The Bank contends that Columbia is without standing to enforce its lien because it waived its lien in the original trial and took in lieu thereof a personal judgment for the value of materials furnished; that this court did not pass on the issue of Columbia’s waiver of its lien, and the law of the case doctrine applies.
This contention is without merit. The record shows that the basic issue before the trial court was whether the Columbia lien was prior to the Bank by reason of the Bank’s failure to exercise its option to pay for the materials Columbia furnished in making its loan advances. The election taken by Columbia to waive its lien was after the trial court had ruled adversely to Columbia in holding its lien was inferior to the Bank. The issue as to the priority of Columbia’s lien over the Bank was presented by Columbia in its appeal, in which we reversed the trial court, thereby recognizing the existence of Columbia’s perfected lien, and by necessary implication holding the lien had not been waived.
The Bank further contends that this case should be remanded for trial on the merits as to the amount due Columbia under its lien for materials furnished. The Bank argues that in the original trial it had no reason to question the amount claimed due by Columbia for materials furnished after the trial court determined that its lien was prior to Columbia. This contention is without merit since the Bank was charged with notice of the possibility that the trial court’s determination of lien priorities might be changed on appeal, and it therefore had the opportunity at the trial to question the amount of Columbia’s lien to meet this possible contingency. Trials must come to a conclusion and cannot be tried piecemeal.

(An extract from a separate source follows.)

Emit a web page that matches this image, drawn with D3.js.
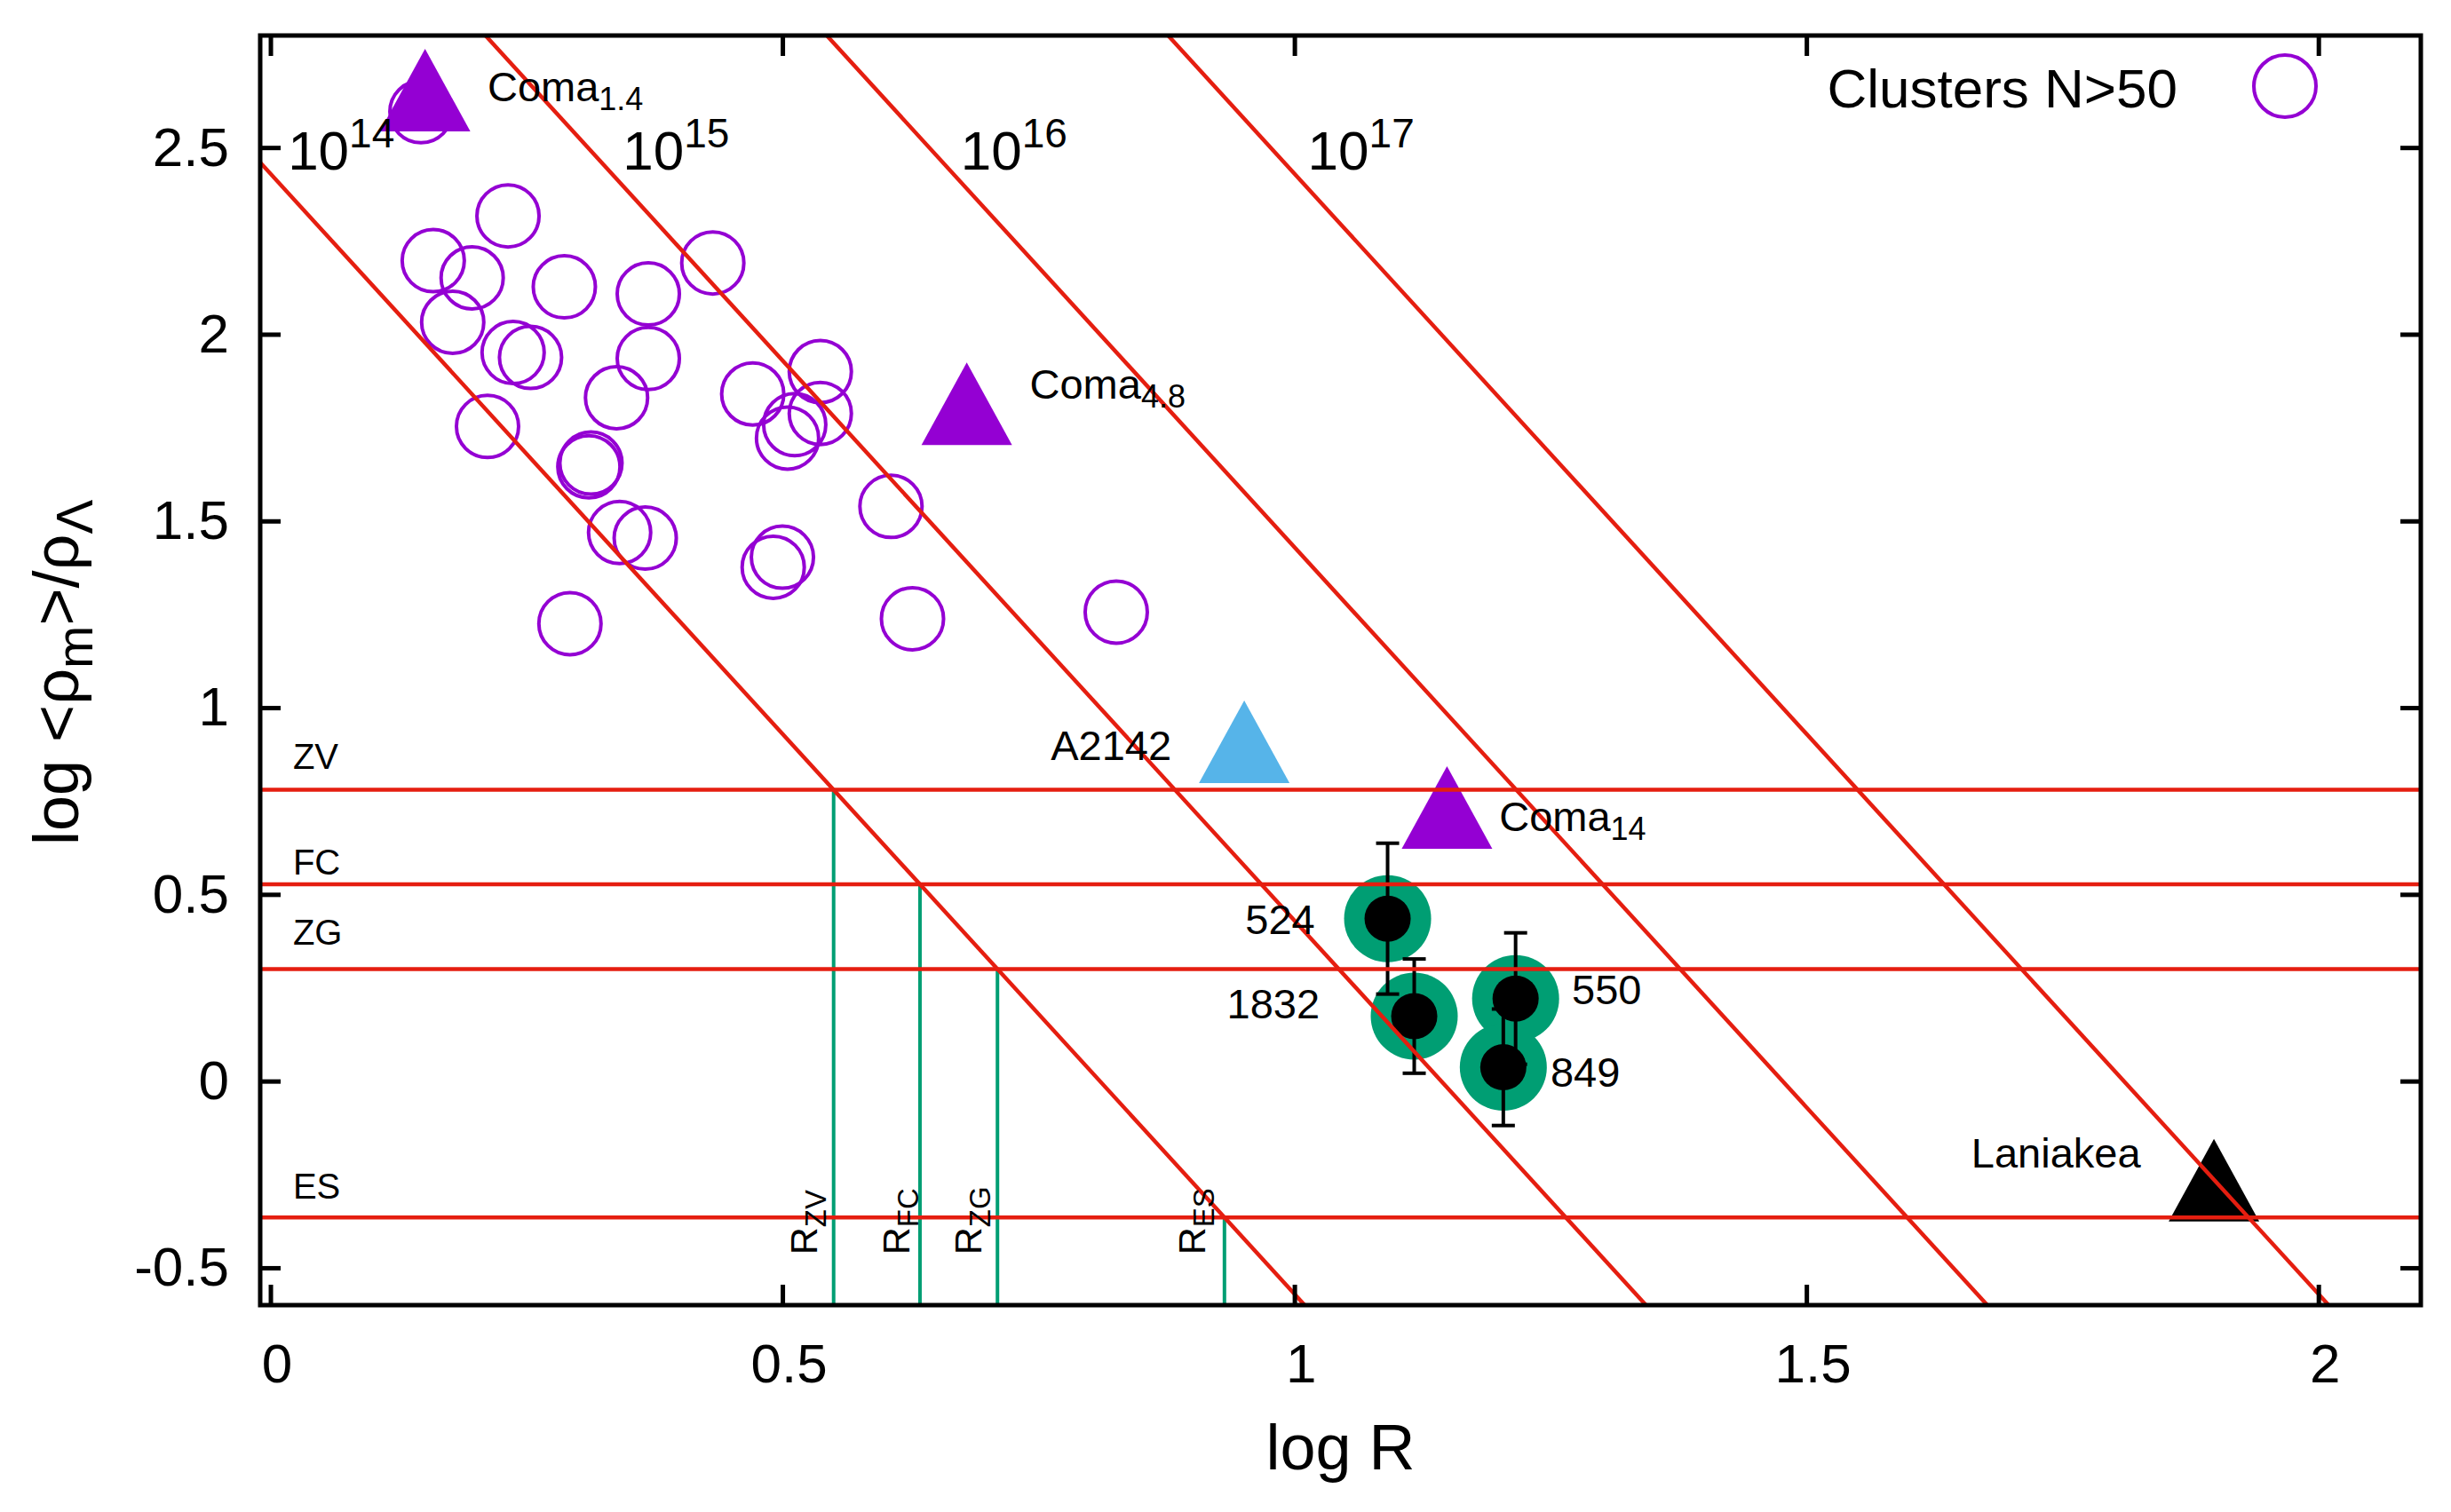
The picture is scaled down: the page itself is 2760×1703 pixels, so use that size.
<!DOCTYPE html>
<html>
<head>
<meta charset="utf-8">
<script src="https://cdn.jsdelivr.net/npm/d3@7"></script>
<style>
  body { margin: 0; background: #ffffff; }
  text { font-family: "Liberation Sans", Arial, Helvetica, sans-serif; fill: #000; }
</style>
</head>
<body>
<svg id="chart" width="2760" height="1703"></svg>
<script>
"use strict";

//---------------------------------------------------------------
/* DATA */

// clusters with N>50 (open circles)
const clusterLogR = [0.147, 0.159, 0.197, 0.178, 0.232, 0.287, 0.369, 0.432, 0.212, 0.237, 0.254, 0.338, 0.369, 0.311, 0.313, 0.341, 0.366, 0.2925, 0.471, 0.537, 0.537, 0.512, 0.505, 0.606, 0.500, 0.491, 0.627, 0.826]
const clusterLogRho = [2.596, 2.197, 2.151, 2.032, 2.317, 2.127, 2.108, 2.191, 1.753, 1.951, 1.938, 1.830, 1.935, 1.645, 1.655, 1.469, 1.454, 1.225, 1.840, 1.900, 1.788, 1.758, 1.722, 1.539, 1.403, 1.376, 1.238, 1.256]

// single objects (triangles)
const objectName = ["Coma", "Coma", "A2142", "Coma", "Laniakea"]
const objectSub = ["1.4", "4.8", "", "14", ""]
const objectKind = ["coma", "coma", "a2142", "coma", "laniakea"]
const objectLogR = [0.151, 0.680, 0.951, 1.149, 1.898]
const objectLogRho = [2.617, 1.777, 0.872, 0.696, -0.302]
const objectLabelX = [0.212, 0.7415, 0.762, 1.200, 1.661]
const objectLabelY = [2.625, 1.827, 0.861, 0.6685, -0.231]

// superclusters with error bars
const scName = ["524", "1832", "550", "849"]
const scLogR = [1.091, 1.117, 1.216, 1.204]
const scLogRho = [0.435, 0.174, 0.221, 0.037]
const scErr = [0.202, 0.153, 0.176, 0.156]
const scLabelX = [0.952, 0.934, 1.271, 1.250]
const scLabelY = [0.394, 0.167, 0.205, -0.014]

// constant mass lines: log rho = intercept - 3 log R
const massExp = ["14", "15", "16", "17"]
const massIntercept = [2.43, 3.43, 4.43, 5.43]
const massLabelX = [0.017, 0.344, 0.674, 1.013]
const massLabelY = 2.441

// density levels
const levelName = ["ZV", "FC", "ZG", "ES"]
const levelLogRho = [0.78, 0.527, 0.30, -0.365]
const levelLabelY = [0.835, 0.553, 0.366, -0.314]
const levelLabelX = 0.022
const radiusLabelX = [0.534, 0.624, 0.694, 0.9125]
const radiusLabelY = -0.465

// axes
const xTicks = [0, 0.5, 1, 1.5, 2]
const yTicks = [-0.5, 0, 0.5, 1, 1.5, 2, 2.5]
const xDomain = [-0.01, 2.1]
const yDomain = [-0.6, 2.8]

//---------------------------------------------------------------
/* LAYOUT */
const svgWidth = 2760, svgHeight = 1703
const margin = { top: 40, right: 34, bottom: 233, left: 293 }
const width = svgWidth - margin.left - margin.right
const height = svgHeight - margin.top - margin.bottom

const red = "#e51e10", green = "#009e73", violet = "#9400d3", sky = "#56b4e9"
const kindColor = { coma: violet, a2142: sky, laniakea: "#000000" }

const svg = d3.select("#chart")
svg.append("rect").attr("width", svgWidth).attr("height", svgHeight).attr("fill", "#fff")

const g = svg.append("g").attr("transform", "translate(" + margin.left + "," + margin.top + ")")

const x = d3.scaleLinear().domain(xDomain).range([0, width])
const y = d3.scaleLinear().domain(yDomain).range([height, 0])

g.append("clipPath").attr("id", "plotClip")
    .append("rect").attr("width", width).attr("height", height)

const plot = g.append("g").attr("clip-path", "url(#plotClip)")

// triangle marker, centred on its centroid
function trianglePath(cx, cy) {
    return "M" + cx + "," + (cy - 62) + "L" + (cx + 51) + "," + (cy + 31) + "L" + (cx - 51) + "," + (cy + 31) + "Z"
}

// label with an optional sub/superscript
function addLabel(parent, px, py, main, extra, size, extraSize, shift) {
    let t = parent.append("text")
        .attr("x", px)
        .attr("y", py)
        .style("font-size", size + "px")
    t.append("tspan").text(main)
    if (extra !== "") {
        t.append("tspan")
            .attr("dy", shift)
            .style("font-size", extraSize + "px")
            .text(extra)
    }
    return t
}

//---------------------------------------------------------------
/* MARKS */

// open circles for clusters
plot.selectAll(".cluster")
    .data(d3.range(clusterLogR.length))
    .enter().append("circle")
    .attr("class", "cluster")
    .attr("cx", function (i) { return x(clusterLogR[i]) })
    .attr("cy", function (i) { return y(clusterLogRho[i]) })
    .attr("r", 35)
    .attr("fill", "none")
    .attr("stroke", violet)
    .attr("stroke-width", 4)

// triangles
plot.selectAll(".object")
    .data(d3.range(objectLogR.length))
    .enter().append("path")
    .attr("class", "object")
    .attr("d", function (i) { return trianglePath(x(objectLogR[i]), y(objectLogRho[i])) })
    .attr("fill", function (i) { return kindColor[objectKind[i]] })

// superclusters: green disc, black dot, error bar
const scIdx = d3.range(scLogR.length)
plot.selectAll(".scHalo")
    .data(scIdx)
    .enter().append("circle")
    .attr("cx", function (i) { return x(scLogR[i]) })
    .attr("cy", function (i) { return y(scLogRho[i]) })
    .attr("r", 49)
    .attr("fill", green)

scIdx.forEach(function (i) {
    let cx = x(scLogR[i])
    let top = y(scLogRho[i] + scErr[i])
    let bottom = y(scLogRho[i] - scErr[i])
    plot.append("circle")
        .attr("cx", cx)
        .attr("cy", y(scLogRho[i]))
        .attr("r", 26)
        .attr("fill", "#000")
    let bar = plot.append("g")
        .attr("stroke", "#000")
        .attr("stroke-width", 4)
    bar.append("line").attr("x1", cx).attr("x2", cx).attr("y1", top).attr("y2", bottom)
    bar.append("line").attr("x1", cx - 13).attr("x2", cx + 13).attr("y1", top).attr("y2", top)
    bar.append("line").attr("x1", cx - 13).attr("x2", cx + 13).attr("y1", bottom).attr("y2", bottom)
})

//---------------------------------------------------------------
/* TEXT LABELS (under the red lines) */
const labels = g.append("g")

objectLogR.forEach(function (d, i) {
    addLabel(labels, x(objectLabelX[i]), y(objectLabelY[i]), objectName[i], objectSub[i], 47, 36, 10)
})

scLogR.forEach(function (d, i) {
    addLabel(labels, x(scLabelX[i]), y(scLabelY[i]), scName[i], "", 47, 0, 0)
})

massExp.forEach(function (d, i) {
    addLabel(labels, x(massLabelX[i]), y(massLabelY), "10", d, 62, 46, -25)
})

levelName.forEach(function (d, i) {
    addLabel(labels, x(levelLabelX), y(levelLabelY[i]), d, "", 40, 0, 0)
})

// rotated R labels beside the green lines
levelName.forEach(function (d, i) {
    let t = labels.append("text")
        .attr("transform", "translate(" + x(radiusLabelX[i]) + "," + y(radiusLabelY) + ") rotate(-90)")
        .style("font-size", "43px")
    t.append("tspan").text("R")
    t.append("tspan").attr("dy", 10).style("font-size", "33px").text(d)
})

//---------------------------------------------------------------
/* LINES */

// green verticals: where the 10^14 line meets each level
levelLogRho.forEach(function (lev) {
    let r = (massIntercept[0] - lev) / 3
    plot.append("line")
        .attr("x1", x(r)).attr("x2", x(r))
        .attr("y1", y(yDomain[0])).attr("y2", y(lev))
        .attr("stroke", green)
        .attr("stroke-width", 4)
})

// horizontal density levels
plot.selectAll(".level")
    .data(levelLogRho)
    .enter().append("line")
    .attr("x1", x(xDomain[0])).attr("x2", x(xDomain[1]))
    .attr("y1", function (d) { return y(d) })
    .attr("y2", function (d) { return y(d) })
    .attr("stroke", red)
    .attr("stroke-width", 4.5)

// constant mass lines
plot.selectAll(".mass")
    .data(massIntercept)
    .enter().append("path")
    .attr("fill", "none")
    .attr("stroke", red)
    .attr("stroke-width", 4.5)
    .attr("d", function (c) {
        return d3.line()
            .x(function (r) { return x(r) })
            .y(function (r) { return y(c - 3 * r) })(xDomain)
    })

//---------------------------------------------------------------
/* AXES */
function styleAxis(sel) {
    sel.select(".domain").remove()
    sel.selectAll(".tick line").attr("stroke", "#000").attr("stroke-width", 5)
    sel.selectAll(".tick text").style("font-size", "62px").attr("fill", "#000")
        .style("font-family", "'Liberation Sans', Arial, sans-serif")
}

g.append("g")
    .attr("transform", "translate(0," + height + ")")
    .call(d3.axisBottom(x).tickValues(xTicks).tickSize(-23).tickPadding(43).tickFormat(String))
    .call(styleAxis)
    .selectAll(".tick text").attr("dx", 7)

g.append("g")
    .call(d3.axisTop(x).tickValues(xTicks).tickSize(-23).tickFormat(""))
    .call(styleAxis)

g.append("g")
    .call(d3.axisLeft(y).tickValues(yTicks).tickSize(-23).tickPadding(35).tickFormat(String))
    .call(styleAxis)

g.append("g")
    .attr("transform", "translate(" + width + ",0)")
    .call(d3.axisRight(y).tickValues(yTicks).tickSize(-23).tickFormat(""))
    .call(styleAxis)

// frame
g.append("rect")
    .attr("width", width)
    .attr("height", height)
    .attr("fill", "none")
    .attr("stroke", "#000")
    .attr("stroke-width", 5)

// axis titles
g.append("text")
    .attr("x", width / 2)
    .attr("y", 1655 - margin.top)
    .attr("text-anchor", "middle")
    .style("font-size", "72px")
    .text("log R")

let yTitle = svg.append("text")
    .attr("transform", "translate(88,952) rotate(-90)")
    .style("font-size", "72px")
yTitle.append("tspan").text("log <ρ")
yTitle.append("tspan").attr("dy", 16).style("font-size", "58px").text("m")
yTitle.append("tspan").attr("dy", -16).text(">/ρ")
yTitle.append("tspan").attr("dy", 16).style("font-size", "58px").text("Λ")

// key
const key = g.append("g").attr("transform", "translate(" + (width - 153) + ",57)")
key.append("text")
    .attr("x", -121)
    .attr("y", 24)
    .attr("text-anchor", "end")
    .style("font-size", "62px")
    .text("Clusters N>50")
key.append("circle")
    .attr("r", 35)
    .attr("fill", "none")
    .attr("stroke", violet)
    .attr("stroke-width", 4)
</script>
</body>
</html>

*444The Bank further contends that the attorneys’ fees allowed by the trial court for Columbia’s first appeal in the amount of $10,000, and $10,000 for the second appeal, in the event Columbia prevailed on the appeal, were excessive. We have examined the record and conclude that it does not support the allowance of fees in this amount for these appeals. The attorneys’ fees are therefore reduced to $5,000 for each appeal.
The judgment of the trial court in determining MacDonald’s lien prior to Columbia is reversed with directions that Columbia’s lien in the amount determined by the trial court, together with costs and the modification of attorneys’ fees on appeal to $5,000 for each appeal, be satisfied from the proceeds of the foreclosure sale consistent with this opinion.
The bond posted by Columbia pending this review is quashed and the sureties thereon are exonerated.
Hale, C.J., Hamilton, Stafford, and Wright, JJ., and Ryan and LeVeque, JJ. Pro Tern., concur.